> _DATASET CONTENT_:

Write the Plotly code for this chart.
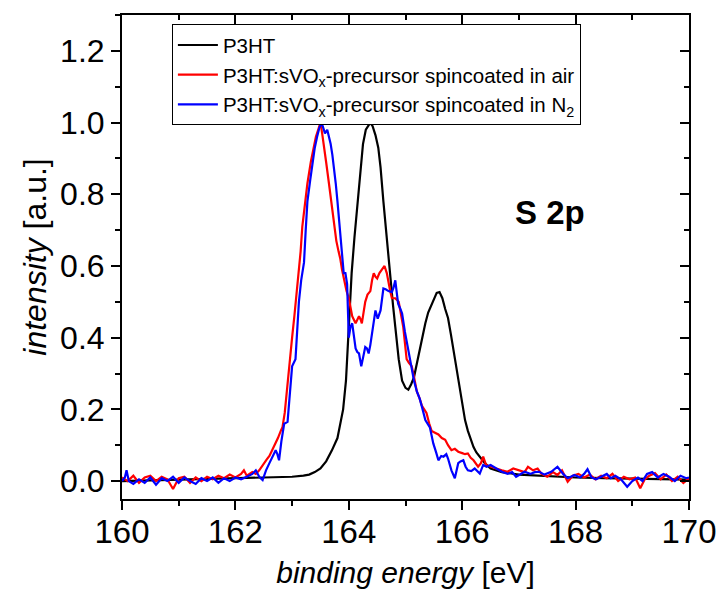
import plotly.graph_objects as go

# ---------------- data ----------------
p3ht_x = [160.0, 160.5, 161.0, 161.5, 162.0, 162.5, 162.8, 163.0, 163.2, 163.3, 163.4, 163.5,
          163.6, 163.7, 163.8, 163.85, 163.9, 163.95, 164.0, 164.05, 164.1, 164.15, 164.2, 164.25,
          164.3, 164.35, 164.38, 164.42, 164.47, 164.52, 164.56, 164.61, 164.67, 164.73, 164.78,
          164.82, 164.88, 164.94, 165.0, 165.05, 165.1, 165.15, 165.2, 165.25, 165.3, 165.35,
          165.4, 165.45, 165.5, 165.55, 165.6, 165.65, 165.7, 165.75, 165.8, 165.85, 165.9,
          165.95, 166.0, 166.05, 166.1, 166.15, 166.2, 166.25, 166.3, 166.4, 166.5, 166.7,
          167.0, 167.5, 168.0, 168.5, 169.0, 169.5, 170.0]
p3ht_y = [0.000, 0.002, 0.003, 0.004, 0.006, 0.008, 0.010, 0.012, 0.015, 0.018, 0.025, 0.035,
          0.055, 0.085, 0.12, 0.16, 0.20, 0.28, 0.42, 0.58, 0.68, 0.77, 0.87, 0.94,
          0.98, 0.995, 1.0, 0.99, 0.965, 0.93, 0.875, 0.78, 0.67, 0.57, 0.49,
          0.43, 0.34, 0.28, 0.26, 0.255, 0.27, 0.29, 0.33, 0.36, 0.40, 0.44,
          0.47, 0.49, 0.51, 0.525, 0.527, 0.51, 0.48, 0.455, 0.41, 0.36, 0.31,
          0.26, 0.21, 0.17, 0.14, 0.115, 0.095, 0.08, 0.07, 0.05, 0.035, 0.025,
          0.018, 0.013, 0.010, 0.008, 0.006, 0.005, 0.004]

air_x = [160.0, 160.1, 160.2, 160.3, 160.4, 160.5, 160.6, 160.7, 160.8, 160.9, 161.0, 161.1,
         161.2, 161.3, 161.4, 161.5, 161.6, 161.7, 161.8, 161.9, 162.0, 162.1, 162.15, 162.2,
         162.3, 162.36, 162.42, 162.5, 162.55, 162.6, 162.65, 162.7, 162.75, 162.8, 162.83,
         162.87, 162.91, 162.95, 163.0, 163.04, 163.07, 163.1, 163.15, 163.18, 163.22, 163.27,
         163.33, 163.38, 163.42, 163.46, 163.5, 163.53, 163.56, 163.6, 163.65, 163.7, 163.74,
         163.78, 163.82, 163.85, 163.88, 163.92, 163.96, 164.0, 164.03, 164.06, 164.09, 164.12,
         164.15, 164.18, 164.21, 164.23, 164.26, 164.29, 164.33, 164.38, 164.41, 164.44, 164.47,
         164.5, 164.54, 164.58, 164.63, 164.67, 164.7, 164.73, 164.76, 164.82, 164.88, 164.92,
         164.96, 165.0, 165.02, 165.06, 165.11, 165.15, 165.2, 165.25, 165.29, 165.33, 165.37,
         165.42, 165.46, 165.52, 165.58, 165.64, 165.7, 165.75, 165.81, 165.87, 165.93, 166.0,
         166.05, 166.1, 166.15, 166.2, 166.28, 166.33, 166.37, 166.42, 166.5, 166.6, 166.7,
         166.8, 166.9, 167.0, 167.1, 167.16, 167.25, 167.33, 167.4, 167.5, 167.6, 167.68,
         167.76, 167.86, 167.95, 168.05, 168.15, 168.25, 168.35, 168.45, 168.55, 168.65, 168.75,
         168.85, 168.95, 169.05, 169.14, 169.22, 169.3, 169.4, 169.5, 169.6, 169.7, 169.8,
         169.9, 170.0]
air_y = [0.01, 0.0, 0.015, -0.005, 0.01, 0.015, 0.0, 0.012, 0.005, -0.022, 0.008, 0.012,
         -0.005, 0.01, 0.0, 0.012, 0.005, 0.015, 0.008, 0.018, 0.01, 0.02, 0.03, 0.015,
         0.025, 0.02, 0.03, 0.05, 0.06, 0.07, 0.086, 0.10, 0.12, 0.14, 0.15,
         0.19, 0.26, 0.33, 0.40, 0.46, 0.51, 0.55, 0.64, 0.71, 0.77, 0.83,
         0.89, 0.93, 0.96, 0.98, 1.0, 0.97, 0.94, 0.89, 0.83, 0.77, 0.71,
         0.67, 0.64, 0.62, 0.59, 0.56, 0.53, 0.51, 0.48, 0.46, 0.45, 0.44,
         0.45, 0.46, 0.45, 0.44, 0.47, 0.50, 0.52, 0.53, 0.56, 0.58, 0.57,
         0.565, 0.58, 0.59, 0.60, 0.58, 0.55, 0.53, 0.51, 0.51, 0.50, 0.47,
         0.43, 0.37, 0.34, 0.33, 0.32, 0.29, 0.25, 0.23, 0.21, 0.20, 0.19,
         0.16, 0.14, 0.135, 0.13, 0.12, 0.115, 0.10, 0.086, 0.09, 0.082, 0.078,
         0.075, 0.077, 0.065, 0.058, 0.04, 0.05, 0.068, 0.045, 0.04, 0.035, 0.03,
         0.026, 0.035, 0.03, 0.025, 0.04, 0.03, 0.035, 0.02, 0.012, 0.025, 0.017,
         0.03, -0.002, 0.015, 0.02, 0.01, 0.018, 0.005, 0.015, 0.008, 0.02, 0.0,
         0.012, 0.005, 0.01, -0.02, 0.005, 0.015, 0.022, 0.005, 0.018, 0.0, 0.012,
         -0.005, 0.008]

n2_x = [160.0, 160.05, 160.08, 160.12, 160.2, 160.3, 160.4, 160.5, 160.6, 160.7, 160.8, 160.9,
        161.0, 161.1, 161.2, 161.3, 161.4, 161.5, 161.6, 161.7, 161.8, 161.9, 162.0, 162.1,
        162.2, 162.3, 162.36, 162.42, 162.48, 162.54, 162.6, 162.66, 162.71, 162.74, 162.77,
        162.81, 162.86, 162.92, 162.96, 163.0, 163.06, 163.09, 163.12, 163.16, 163.21, 163.24,
        163.27, 163.32, 163.36, 163.4, 163.44, 163.48, 163.52, 163.55, 163.58, 163.62, 163.65,
        163.68, 163.71, 163.74, 163.77, 163.8, 163.83, 163.85, 163.88, 163.91, 163.94, 163.97,
        164.0, 164.03, 164.06, 164.09, 164.12, 164.15, 164.18, 164.22, 164.26, 164.29, 164.32,
        164.35, 164.38, 164.41, 164.44, 164.47, 164.51, 164.56, 164.61, 164.65, 164.7, 164.76,
        164.79, 164.82, 164.85, 164.87, 164.91, 164.94, 164.99, 165.05, 165.11, 165.15, 165.2,
        165.25, 165.29, 165.35, 165.43, 165.49, 165.54, 165.58, 165.63, 165.67, 165.72, 165.75,
        165.81, 165.87, 165.93, 165.97, 166.02, 166.06, 166.1, 166.16, 166.22, 166.28, 166.31,
        166.37, 166.43, 166.5, 166.6, 166.7, 166.8, 166.88, 166.95, 167.03, 167.1, 167.2,
        167.28, 167.36, 167.45, 167.57, 167.68, 167.78, 167.86, 167.98, 168.08, 168.15, 168.21,
        168.28, 168.36, 168.45, 168.55, 168.62, 168.7, 168.8, 168.91, 169.0, 169.1, 169.18,
        169.26, 169.35, 169.45, 169.55, 169.65, 169.75, 169.85, 169.95, 170.0]
n2_y = [0.0, 0.01, 0.03, 0.0, -0.008, 0.005, -0.005, 0.01, -0.01, 0.008, 0.0, 0.012,
        -0.005, 0.01, 0.0, -0.008, 0.008, 0.0, 0.01, -0.005, 0.008, 0.0, 0.01, 0.005,
        0.012, 0.02, 0.03, 0.012, 0.003, 0.03, 0.05, 0.07, 0.086, 0.075, 0.058,
        0.11, 0.16, 0.165, 0.24, 0.32, 0.34, 0.42, 0.50, 0.56, 0.61, 0.70,
        0.78, 0.84, 0.89, 0.93, 0.96, 0.985, 1.0, 0.985, 0.97, 0.98, 0.96,
        0.94, 0.91, 0.875, 0.83, 0.78, 0.73, 0.69, 0.63, 0.58, 0.58, 0.55,
        0.40, 0.43, 0.44, 0.40, 0.37, 0.36, 0.356, 0.32, 0.35, 0.374, 0.37,
        0.356, 0.38, 0.41, 0.45, 0.476, 0.453, 0.476, 0.537, 0.535, 0.53, 0.527,
        0.54, 0.56, 0.52, 0.495, 0.48, 0.467, 0.416, 0.365, 0.31, 0.28, 0.25,
        0.23, 0.207, 0.17, 0.15, 0.105, 0.08, 0.058, 0.07, 0.068, 0.075, 0.063,
        0.03, 0.008, 0.05, 0.055, 0.058, 0.04, 0.03, 0.028, 0.035, 0.026, 0.021,
        0.045, 0.04, 0.045, 0.035, 0.026, 0.02, 0.025, 0.012, 0.02, 0.026, 0.02,
        0.025, 0.026, 0.018, 0.026, 0.04, 0.02, 0.008, 0.017, 0.01, 0.02, 0.033,
        0.01, 0.005, 0.012, 0.02, 0.008, 0.015, 0.005, -0.016, 0.0, 0.01, 0.0,
        0.02, 0.025, 0.01, 0.02, 0.012, 0.0, 0.015, 0.008, 0.01]

series_names = ["P3HT",
                "P3HT:sVO<sub>x</sub>-precursor spincoated in air",
                "P3HT:sVO<sub>x</sub>-precursor spincoated in N<sub>2</sub>"]
series_colors = ["#000000", "#ff0000", "#0000ff"]

x_ticks = [160, 162, 164, 166, 168, 170]
y_ticks = [0.0, 0.2, 0.4, 0.6, 0.8, 1.0, 1.2]
x_range = [160, 170]
y_range = [-0.05, 1.3]

FONT = "Liberation Sans, Arial, sans-serif"

fig = go.Figure()
for xs, ys, name, col in [(p3ht_x, p3ht_y, series_names[0], series_colors[0]),
                          (air_x, air_y, series_names[1], series_colors[1]),
                          (n2_x, n2_y, series_names[2], series_colors[2])]:
    fig.add_trace(go.Scatter(x=xs, y=ys, mode="lines", name=name,
                             line=dict(color=col, width=2.2)))

# dummy trace for mirrored inner-tick axes
fig.add_trace(go.Scatter(x=[None], y=[None], xaxis="x2", yaxis="y2",
                         showlegend=False, hoverinfo="skip"))

fig.add_annotation(x=167.55, y=0.75, text="<b>S 2p</b>", showarrow=False,
                   font=dict(family=FONT, size=33, color="black"))

fig.update_layout(
    width=719, height=595,
    margin=dict(l=122, r=30, t=15, b=96),
    plot_bgcolor="white", paper_bgcolor="white",
    font=dict(family=FONT, color="black"),
    showlegend=True,
    legend=dict(x=0.088, y=0.981, xanchor="left", yanchor="top",
                bgcolor="white", bordercolor="black", borderwidth=1,
                font=dict(family=FONT, size=20.5, color="black"),
                tracegroupgap=0, itemwidth=40),
    xaxis=dict(range=x_range, tickvals=x_ticks, ticks="outside", ticklen=9, tickwidth=2,
               tickcolor="black", showline=True, linewidth=2, linecolor="black", mirror=True,
               showgrid=False, zeroline=False, automargin=False, ticklabelstandoff=-7,
               tickfont=dict(family=FONT, size=33),
               minor=dict(dtick=1, ticks="outside", ticklen=5, tickwidth=2, tickcolor="black"),
               title=dict(text="<i>binding energy</i> [eV]", font=dict(family=FONT, size=30),
                          standoff=13)),
    yaxis=dict(range=y_range, tickvals=y_ticks, tickformat=".1f", ticks="outside", ticklen=9,
               tickwidth=2, tickcolor="black", showline=True, linewidth=2, linecolor="black",
               mirror=True, showgrid=False, zeroline=False, automargin=False,
               tickfont=dict(family=FONT, size=32),
               minor=dict(dtick=0.1, ticks="outside", ticklen=5, tickwidth=2, tickcolor="black"),
               title=dict(text="<i>intensity</i> [a.u.]", font=dict(family=FONT, size=32),
                          standoff=4)),
    xaxis2=dict(range=x_range, overlaying="x", side="top", anchor="y", tickvals=x_ticks,
                ticks="inside", ticklen=9, tickwidth=2, tickcolor="black", automargin=False,
                showticklabels=False, showgrid=False, zeroline=False, showline=False,
                minor=dict(dtick=1, ticks="inside", ticklen=5, tickwidth=2, tickcolor="black")),
    yaxis2=dict(range=y_range, overlaying="y", side="right", anchor="x", tickvals=y_ticks,
                ticks="inside", ticklen=9, tickwidth=2, tickcolor="black", automargin=False,
                showticklabels=False, showgrid=False, zeroline=False, showline=False,
                minor=dict(dtick=0.1, ticks="inside", ticklen=5, tickwidth=2, tickcolor="black")),
)

fig.write_html("out.html")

> _DIRECTIVE_: Emit the lines of the material exactly, from its first line to the line containing "import plotly.graph_objects as go", inclusive; leave every picture out.

> _SOLUTION TO THIS TASK_:
Write the Plotly code for this chart.
import plotly.graph_objects as go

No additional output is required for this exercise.